When I live out of my wounded-ness, my goal becomes to satisfy my needs on my own. In that wounded-ness, I forget that the most important need I have has already been filled. The greatest need any of us have is to be loved and accepted. Every other attempt is a way to fill an un-fillable hole. I have been given a gift, and yet, like a bird sitting in her cage with the door open, I don’t access it.
In Hebrew, the gift is called the “hesed” of God. Hesed is almost untranslatable – it’s too big of an idea. We often say it is the loving-kindness and mercy from God that embraces us as we are. In Greek, the words is agape – the highest form of love. Agape is the best intention for another regardless of our feelings.
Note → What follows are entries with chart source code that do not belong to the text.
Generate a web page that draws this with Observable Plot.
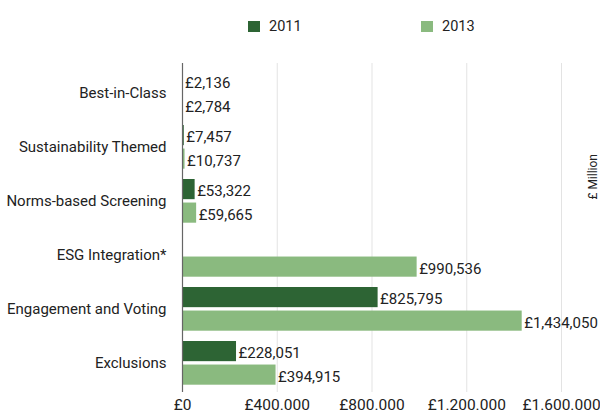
<!DOCTYPE html>
<html>
<head>
<meta charset="utf-8">
<script src="https://cdn.jsdelivr.net/npm/d3@7"></script>
<script src="https://cdn.jsdelivr.net/npm/@observablehq/plot@0.6"></script>
<style>
  html, body { margin: 0; padding: 0; background: #fff; }
  body { width: 600px; height: 414px; overflow: hidden; font-family: Roboto, sans-serif; color: #222; }
  #legend { position: relative; height: 46px; }
  .item { position: absolute; top: 18px; display: flex; align-items: center; font-size: 14.5px; color: #222; }
  .sw { width: 12px; height: 11px; margin-right: 9px; }
</style>
</head>
<body>
<div id="legend"></div>
<div id="chart"></div>
<script>
const categories = ["Best-in-Class", "Sustainability Themed", "Norms-based Screening", "ESG Integration*", "Engagement and Voting", "Exclusions"];
const years = ["2011", "2013"];
const values2011 = [2136, 7457, 53322, null, 825795, 228051];
const values2013 = [2784, 10737, 59665, 990536, 1434050, 394915];
const xTicks = [0, 400000, 800000, 1200000, 1600000];
const xTickLabels = ["£0", "£400.000", "£800.000", "£1.200.000", "£1.600.000"];
const colors = ["#2d6434", "#8aba7f"];
const unitLabel = "£ Million";

const rows2011 = categories.map((c, i) => ({category: c, year: years[0], value: values2011[i]})).filter(d => d.value != null);
const rows2013 = categories.map((c, i) => ({category: c, year: years[1], value: values2013[i]})).filter(d => d.value != null);
const fmt = v => "£" + d3.format(",")(v);

// legend
const legend = document.getElementById("legend");
const legendX = [248, 421];
years.forEach((y, i) => {
  const it = document.createElement("div");
  it.className = "item";
  it.style.left = legendX[i] + "px";
  it.innerHTML = `<span class="sw" style="background:${colors[i]}"></span><span>${y}</span>`;
  legend.appendChild(it);
});

const H = 368, mTop = 17, mBottom = 22;
const band = (H - mTop - mBottom) / categories.length;
const barH = 21;

const chart = Plot.plot({
  width: 600,
  height: H,
  marginLeft: 182,
  marginRight: 39,
  marginTop: mTop,
  marginBottom: mBottom,
  style: {fontFamily: "Roboto, sans-serif", fontSize: "15px", color: "#222", background: "#fff"},
  x: {domain: [0, 1600000]},
  y: {domain: categories, padding: 0},
  marks: [
    Plot.gridX(xTicks.slice(1), {stroke: "#e3e3e3", strokeOpacity: 1}),
    Plot.barX(rows2011, {y: "category", x: "value", fill: colors[0], insetTop: 5, insetBottom: band - 5 - barH}),
    Plot.barX(rows2013, {y: "category", x: "value", fill: colors[1], insetTop: band - 5.3 - barH, insetBottom: 5.3}),
    Plot.text(rows2011, {y: "category", x: "value", text: d => fmt(d.value), textAnchor: "start", dx: 2, dy: -10, fontSize: 15, fill: "#222"}),
    Plot.text(rows2013, {y: "category", x: "value", text: d => fmt(d.value), textAnchor: "start", dx: 2, dy: 14, fontSize: 15, fill: "#222"}),
    Plot.ruleX([0], {stroke: "#666", strokeWidth: 1.2}),
    Plot.axisY({tickSize: 0, tickPadding: 16, label: null, fill: "#222", fontSize: 15}),
    Plot.axisX({ticks: xTicks, tickFormat: (d) => xTickLabels[xTicks.indexOf(d)], tickSize: 0, tickPadding: 6, label: null, fill: "#222", fontSize: 15.5}),
    Plot.text([unitLabel], {text: d => d, frameAnchor: "right", rotate: -90, dx: 32, dy: -74, fontSize: 12, fill: "#222"})
  ]
});
document.getElementById("chart").appendChild(chart);
</script>
</body>
</html>
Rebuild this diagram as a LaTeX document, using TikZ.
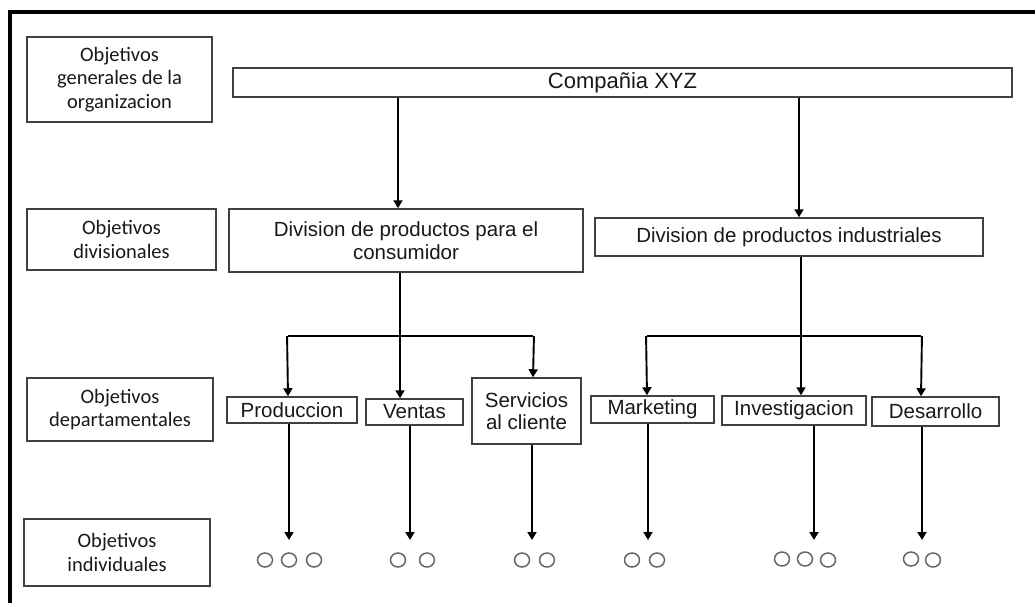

In the ancient world, agape was merely philosophical; that is until the Jesus-people started turning up with a God who unconditionally loved all people.
According to Nouwen, it’s the unconditional love that we all crave and we need it. When unconditional love is held back, we ended up wounded. And from wounded-ness, we seek ways to fill the hole left with anything we can find. In the search, we end up feeling empty and disappointed; still longing to fly but stuck sitting in a cage.
Yet, this is exactly what Jesus came to invite us into – this is the gift! He came showing us the God who is Love. It’s not good enough, as my old professor Ben Witherington says, to talk about a loving God. Instead, we have to start with this one phenomenal reality-bending statement – this isn’t just a loving God, this God is LOVE. Most of the world’s gods are anything but loving. Other gods are petty and demanding. Other gods are transactional in their love – we give and we get, but the God who is LOVE sees us exactly as we are and still loves us.
This God sees the messes we make – the wounds we carry – and desires for us to be made whole. Is that not remarkable?!? This God of Love knows our deepest need and knows we can’t be whole and healed until we experience the Love only he gives. This love invites us to be found in his Love.
So did the Beatles get it right? Is it true that “all we need is love?” I guess it depends on the love we’re talking bout. Hesed and Agape are completely different from all other loves. On their own, the other loves are consuming and needy. Unconditional agape-hesed love never leaves someone the same – it transforms and fills and frees rather than creates a list of mandatory steps that repay.
God’s Love is unconditional; accepting us just as we are and inviting us to never be the same. God’s love removes the stigma of our wounds and replaces our loss with belonging. God’s Love brings us out of the cage and invites us to soar. God’s Love always brings abundant life. God’s love doesn’t invite us to consume stuff but consumes us in the brilliant purity of holiness.
If you are wounded right now – if you are racing to consume – if you are looking for love but only finding that you are being caged, then can I invite you to take a small second and hear this truth. You were made for more. The God who is LOVE loves you – no strings attached. You don’t have to clean up for it to be given. It is there and it is yours. But I warn you, God’s love will transform you. It will change you because that is its power – it will bring out the best in you and it will challenge your thoughts and beliefs. It will reveal the places where healing is needed – dark places, scary places. It will also revive, and fill and renew you unlike any other counterfeit.
I hope you will hear these words today – you are loved, unconditionally. I hope if you have heard those words before, you might see what cheap knock-offs of love you might have returned too. I hope you’ll see the transformation this week and that you will have wounds healed. I hope we will get lost in the love of the One who is LOVE and that as we do the world will hear us say “Hey, you are loved too!”